Aim of the task
Filter these entries so that only lines with the word "this" remain.

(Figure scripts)

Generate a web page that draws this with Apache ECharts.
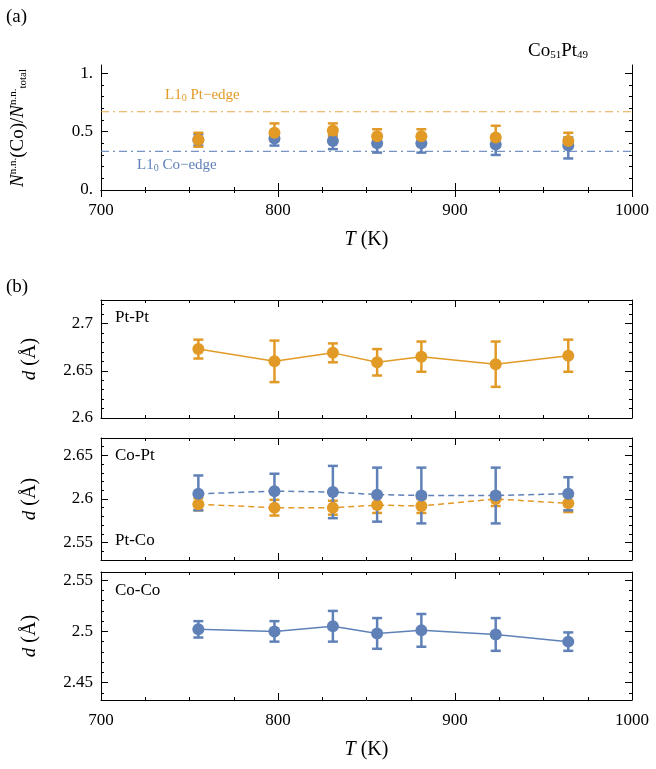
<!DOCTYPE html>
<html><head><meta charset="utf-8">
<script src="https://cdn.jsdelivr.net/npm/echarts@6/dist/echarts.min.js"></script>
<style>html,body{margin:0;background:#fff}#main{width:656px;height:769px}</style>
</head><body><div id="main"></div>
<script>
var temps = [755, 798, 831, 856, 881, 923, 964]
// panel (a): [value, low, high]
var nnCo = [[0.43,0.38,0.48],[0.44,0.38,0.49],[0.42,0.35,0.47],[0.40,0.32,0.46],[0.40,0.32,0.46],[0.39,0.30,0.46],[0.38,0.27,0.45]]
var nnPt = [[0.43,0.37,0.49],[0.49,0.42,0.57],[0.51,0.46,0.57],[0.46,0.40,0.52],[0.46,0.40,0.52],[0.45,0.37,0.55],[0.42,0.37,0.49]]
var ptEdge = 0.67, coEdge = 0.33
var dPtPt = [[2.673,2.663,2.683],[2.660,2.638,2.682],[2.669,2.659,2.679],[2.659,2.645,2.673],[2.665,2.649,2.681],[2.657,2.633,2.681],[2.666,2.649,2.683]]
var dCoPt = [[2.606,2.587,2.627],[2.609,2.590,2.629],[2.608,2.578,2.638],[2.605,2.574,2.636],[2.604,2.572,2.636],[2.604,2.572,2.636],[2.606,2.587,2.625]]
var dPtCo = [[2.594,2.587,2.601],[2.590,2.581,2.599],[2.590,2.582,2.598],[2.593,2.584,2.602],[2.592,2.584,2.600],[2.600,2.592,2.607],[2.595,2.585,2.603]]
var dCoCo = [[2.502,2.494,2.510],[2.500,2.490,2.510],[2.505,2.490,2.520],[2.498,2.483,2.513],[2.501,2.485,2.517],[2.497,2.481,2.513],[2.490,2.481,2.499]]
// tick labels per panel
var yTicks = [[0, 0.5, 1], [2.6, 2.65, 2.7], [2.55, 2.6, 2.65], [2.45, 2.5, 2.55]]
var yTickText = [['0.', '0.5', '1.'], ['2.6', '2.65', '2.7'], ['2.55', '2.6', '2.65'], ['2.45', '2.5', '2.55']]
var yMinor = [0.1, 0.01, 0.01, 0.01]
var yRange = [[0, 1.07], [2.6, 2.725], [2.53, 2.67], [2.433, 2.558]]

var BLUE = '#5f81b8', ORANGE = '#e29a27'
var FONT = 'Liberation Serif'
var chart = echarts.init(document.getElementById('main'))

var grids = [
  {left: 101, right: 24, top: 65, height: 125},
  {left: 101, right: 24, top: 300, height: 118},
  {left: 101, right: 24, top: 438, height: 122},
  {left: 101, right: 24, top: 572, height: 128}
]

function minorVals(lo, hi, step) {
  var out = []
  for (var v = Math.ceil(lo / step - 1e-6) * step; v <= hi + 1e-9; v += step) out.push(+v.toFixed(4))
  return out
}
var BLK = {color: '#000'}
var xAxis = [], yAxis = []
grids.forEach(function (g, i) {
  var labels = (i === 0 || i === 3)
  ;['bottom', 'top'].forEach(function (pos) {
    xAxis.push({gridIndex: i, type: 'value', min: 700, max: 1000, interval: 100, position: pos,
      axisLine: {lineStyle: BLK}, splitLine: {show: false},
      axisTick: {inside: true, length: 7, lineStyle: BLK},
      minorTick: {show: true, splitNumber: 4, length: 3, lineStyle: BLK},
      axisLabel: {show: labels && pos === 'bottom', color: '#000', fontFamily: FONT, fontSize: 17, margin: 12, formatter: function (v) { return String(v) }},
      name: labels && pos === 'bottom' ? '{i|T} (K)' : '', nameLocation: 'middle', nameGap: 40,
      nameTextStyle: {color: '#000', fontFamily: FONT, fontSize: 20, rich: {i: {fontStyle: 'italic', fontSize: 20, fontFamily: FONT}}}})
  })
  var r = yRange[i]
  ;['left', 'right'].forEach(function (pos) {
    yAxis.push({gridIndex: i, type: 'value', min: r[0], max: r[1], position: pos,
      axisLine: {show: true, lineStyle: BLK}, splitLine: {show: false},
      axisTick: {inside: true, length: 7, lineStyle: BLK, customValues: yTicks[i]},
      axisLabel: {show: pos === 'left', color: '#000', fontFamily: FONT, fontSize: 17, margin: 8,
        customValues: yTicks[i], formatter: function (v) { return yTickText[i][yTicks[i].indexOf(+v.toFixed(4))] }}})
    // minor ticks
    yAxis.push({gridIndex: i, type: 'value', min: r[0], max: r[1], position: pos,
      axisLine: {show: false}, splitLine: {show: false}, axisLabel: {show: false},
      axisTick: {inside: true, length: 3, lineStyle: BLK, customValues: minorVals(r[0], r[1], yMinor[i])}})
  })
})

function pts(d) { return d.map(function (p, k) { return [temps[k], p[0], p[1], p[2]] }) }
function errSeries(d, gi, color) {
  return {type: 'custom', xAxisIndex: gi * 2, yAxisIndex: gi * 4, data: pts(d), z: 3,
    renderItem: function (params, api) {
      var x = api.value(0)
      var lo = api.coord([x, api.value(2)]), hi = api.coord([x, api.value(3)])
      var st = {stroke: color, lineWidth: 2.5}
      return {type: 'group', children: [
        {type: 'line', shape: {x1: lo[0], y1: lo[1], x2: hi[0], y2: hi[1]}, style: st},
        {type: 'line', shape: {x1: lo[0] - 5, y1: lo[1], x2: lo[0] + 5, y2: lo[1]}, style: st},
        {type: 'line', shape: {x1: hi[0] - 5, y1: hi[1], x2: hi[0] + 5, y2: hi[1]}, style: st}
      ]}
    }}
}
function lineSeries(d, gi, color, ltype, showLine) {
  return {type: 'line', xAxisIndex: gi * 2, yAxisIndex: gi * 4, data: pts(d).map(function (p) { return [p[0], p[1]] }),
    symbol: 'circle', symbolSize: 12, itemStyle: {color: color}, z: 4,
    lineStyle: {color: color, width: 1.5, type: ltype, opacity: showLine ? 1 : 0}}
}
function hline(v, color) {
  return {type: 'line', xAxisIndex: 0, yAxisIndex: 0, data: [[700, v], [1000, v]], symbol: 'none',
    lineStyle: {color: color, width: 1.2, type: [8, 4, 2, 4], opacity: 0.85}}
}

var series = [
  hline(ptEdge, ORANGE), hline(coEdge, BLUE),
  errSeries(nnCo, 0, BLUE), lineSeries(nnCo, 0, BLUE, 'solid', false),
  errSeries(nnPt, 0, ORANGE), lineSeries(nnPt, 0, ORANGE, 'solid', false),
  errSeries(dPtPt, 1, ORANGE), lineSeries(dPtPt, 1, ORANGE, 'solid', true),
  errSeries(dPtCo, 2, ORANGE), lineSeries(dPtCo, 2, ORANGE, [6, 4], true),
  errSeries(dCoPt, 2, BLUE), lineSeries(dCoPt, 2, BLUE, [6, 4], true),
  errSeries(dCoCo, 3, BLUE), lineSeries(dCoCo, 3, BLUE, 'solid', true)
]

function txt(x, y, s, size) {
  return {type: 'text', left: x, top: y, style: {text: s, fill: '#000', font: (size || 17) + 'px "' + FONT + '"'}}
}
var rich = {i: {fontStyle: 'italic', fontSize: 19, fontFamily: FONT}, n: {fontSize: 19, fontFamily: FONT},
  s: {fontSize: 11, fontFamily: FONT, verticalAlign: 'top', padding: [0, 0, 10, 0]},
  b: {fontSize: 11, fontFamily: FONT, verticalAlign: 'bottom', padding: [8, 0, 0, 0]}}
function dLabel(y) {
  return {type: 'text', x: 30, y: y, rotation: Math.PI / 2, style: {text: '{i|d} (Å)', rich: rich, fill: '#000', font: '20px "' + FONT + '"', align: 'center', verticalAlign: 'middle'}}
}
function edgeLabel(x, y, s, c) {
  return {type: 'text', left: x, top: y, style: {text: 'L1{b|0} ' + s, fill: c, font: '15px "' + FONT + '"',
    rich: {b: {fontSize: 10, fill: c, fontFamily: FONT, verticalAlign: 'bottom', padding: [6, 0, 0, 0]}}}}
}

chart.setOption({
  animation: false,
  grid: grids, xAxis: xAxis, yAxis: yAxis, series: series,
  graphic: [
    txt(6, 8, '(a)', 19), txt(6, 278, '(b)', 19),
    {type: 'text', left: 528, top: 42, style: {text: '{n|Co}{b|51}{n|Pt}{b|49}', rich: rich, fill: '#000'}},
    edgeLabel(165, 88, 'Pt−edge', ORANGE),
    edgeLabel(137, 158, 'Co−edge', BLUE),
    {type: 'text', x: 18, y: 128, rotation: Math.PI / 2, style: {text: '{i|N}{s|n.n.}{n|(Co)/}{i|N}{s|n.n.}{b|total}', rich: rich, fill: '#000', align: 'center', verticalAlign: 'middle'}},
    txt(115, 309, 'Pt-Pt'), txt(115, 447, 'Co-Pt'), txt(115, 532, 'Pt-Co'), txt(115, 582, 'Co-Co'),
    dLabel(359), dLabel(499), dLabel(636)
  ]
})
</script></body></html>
---
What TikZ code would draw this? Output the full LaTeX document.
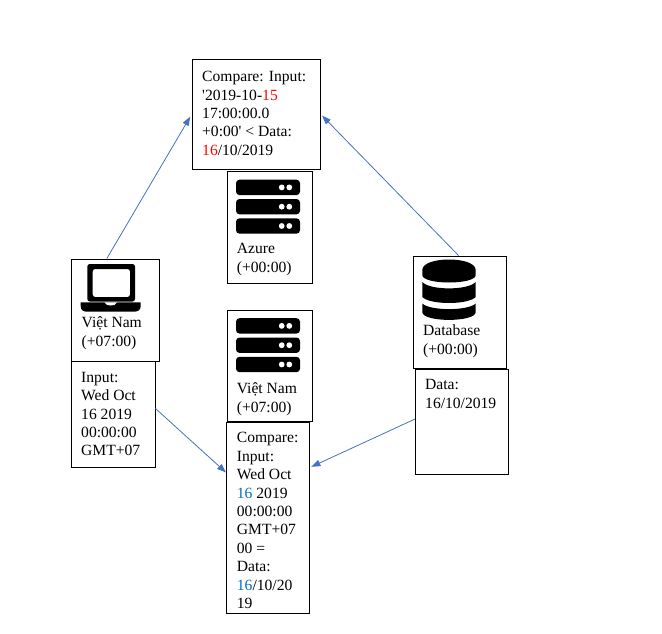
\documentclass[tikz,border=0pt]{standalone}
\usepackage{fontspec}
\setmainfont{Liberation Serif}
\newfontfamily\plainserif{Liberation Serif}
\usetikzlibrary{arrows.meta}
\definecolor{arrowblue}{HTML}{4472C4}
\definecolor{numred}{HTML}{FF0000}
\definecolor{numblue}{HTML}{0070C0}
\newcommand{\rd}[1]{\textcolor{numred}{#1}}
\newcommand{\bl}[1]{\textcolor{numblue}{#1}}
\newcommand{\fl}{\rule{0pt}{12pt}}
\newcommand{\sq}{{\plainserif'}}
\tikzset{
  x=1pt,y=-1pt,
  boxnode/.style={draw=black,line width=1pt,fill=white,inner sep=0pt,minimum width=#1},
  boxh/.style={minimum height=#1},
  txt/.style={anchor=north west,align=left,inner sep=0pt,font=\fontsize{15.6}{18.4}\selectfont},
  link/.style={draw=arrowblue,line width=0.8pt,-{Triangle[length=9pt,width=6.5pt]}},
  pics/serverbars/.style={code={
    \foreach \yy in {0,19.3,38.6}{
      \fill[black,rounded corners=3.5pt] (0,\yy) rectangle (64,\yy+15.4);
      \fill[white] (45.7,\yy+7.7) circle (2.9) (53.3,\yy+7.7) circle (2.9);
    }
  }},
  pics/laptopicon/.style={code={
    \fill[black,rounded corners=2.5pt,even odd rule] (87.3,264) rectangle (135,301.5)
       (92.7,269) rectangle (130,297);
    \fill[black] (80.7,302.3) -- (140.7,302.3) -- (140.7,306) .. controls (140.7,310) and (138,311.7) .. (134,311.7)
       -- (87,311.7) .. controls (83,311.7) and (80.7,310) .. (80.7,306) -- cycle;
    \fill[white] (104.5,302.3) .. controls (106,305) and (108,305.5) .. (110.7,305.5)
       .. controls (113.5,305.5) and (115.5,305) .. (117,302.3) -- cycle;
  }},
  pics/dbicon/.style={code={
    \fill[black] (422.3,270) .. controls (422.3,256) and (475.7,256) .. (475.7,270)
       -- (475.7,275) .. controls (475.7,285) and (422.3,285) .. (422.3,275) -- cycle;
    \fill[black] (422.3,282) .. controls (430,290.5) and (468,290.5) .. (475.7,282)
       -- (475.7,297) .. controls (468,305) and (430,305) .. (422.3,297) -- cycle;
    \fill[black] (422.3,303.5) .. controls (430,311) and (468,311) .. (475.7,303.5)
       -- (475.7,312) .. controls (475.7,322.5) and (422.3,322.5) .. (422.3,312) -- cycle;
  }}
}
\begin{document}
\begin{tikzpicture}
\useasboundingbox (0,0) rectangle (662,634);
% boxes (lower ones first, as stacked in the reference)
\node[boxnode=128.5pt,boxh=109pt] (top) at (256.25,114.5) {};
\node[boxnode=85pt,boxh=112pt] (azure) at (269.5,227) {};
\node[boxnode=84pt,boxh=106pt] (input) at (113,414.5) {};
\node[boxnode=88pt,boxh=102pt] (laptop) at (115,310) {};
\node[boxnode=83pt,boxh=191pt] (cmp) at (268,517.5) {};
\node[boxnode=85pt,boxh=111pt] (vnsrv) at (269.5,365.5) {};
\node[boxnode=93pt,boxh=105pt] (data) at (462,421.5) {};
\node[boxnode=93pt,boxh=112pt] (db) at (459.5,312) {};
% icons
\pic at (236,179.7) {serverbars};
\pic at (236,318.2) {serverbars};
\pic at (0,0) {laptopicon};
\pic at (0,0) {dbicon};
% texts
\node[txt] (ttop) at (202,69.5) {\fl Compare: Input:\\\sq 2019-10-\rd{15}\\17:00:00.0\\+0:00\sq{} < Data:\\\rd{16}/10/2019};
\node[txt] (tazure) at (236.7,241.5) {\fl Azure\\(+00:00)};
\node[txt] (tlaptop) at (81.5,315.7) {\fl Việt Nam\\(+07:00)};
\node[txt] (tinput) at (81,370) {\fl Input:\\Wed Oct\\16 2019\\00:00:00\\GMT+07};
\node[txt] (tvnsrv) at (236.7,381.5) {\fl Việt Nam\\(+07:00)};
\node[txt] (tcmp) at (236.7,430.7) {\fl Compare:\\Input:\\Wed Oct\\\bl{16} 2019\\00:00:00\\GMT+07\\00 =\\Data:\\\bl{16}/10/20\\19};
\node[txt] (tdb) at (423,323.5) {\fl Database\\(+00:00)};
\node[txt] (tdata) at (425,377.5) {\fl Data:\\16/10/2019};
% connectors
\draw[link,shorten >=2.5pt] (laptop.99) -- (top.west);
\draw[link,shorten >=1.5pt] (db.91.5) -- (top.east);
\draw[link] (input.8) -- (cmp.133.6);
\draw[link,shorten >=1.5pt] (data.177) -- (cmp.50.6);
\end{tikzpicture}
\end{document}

Full response
Generate a web page that draws this with Apache ECharts.
What TikZ code would draw this? Output the full LaTeX document.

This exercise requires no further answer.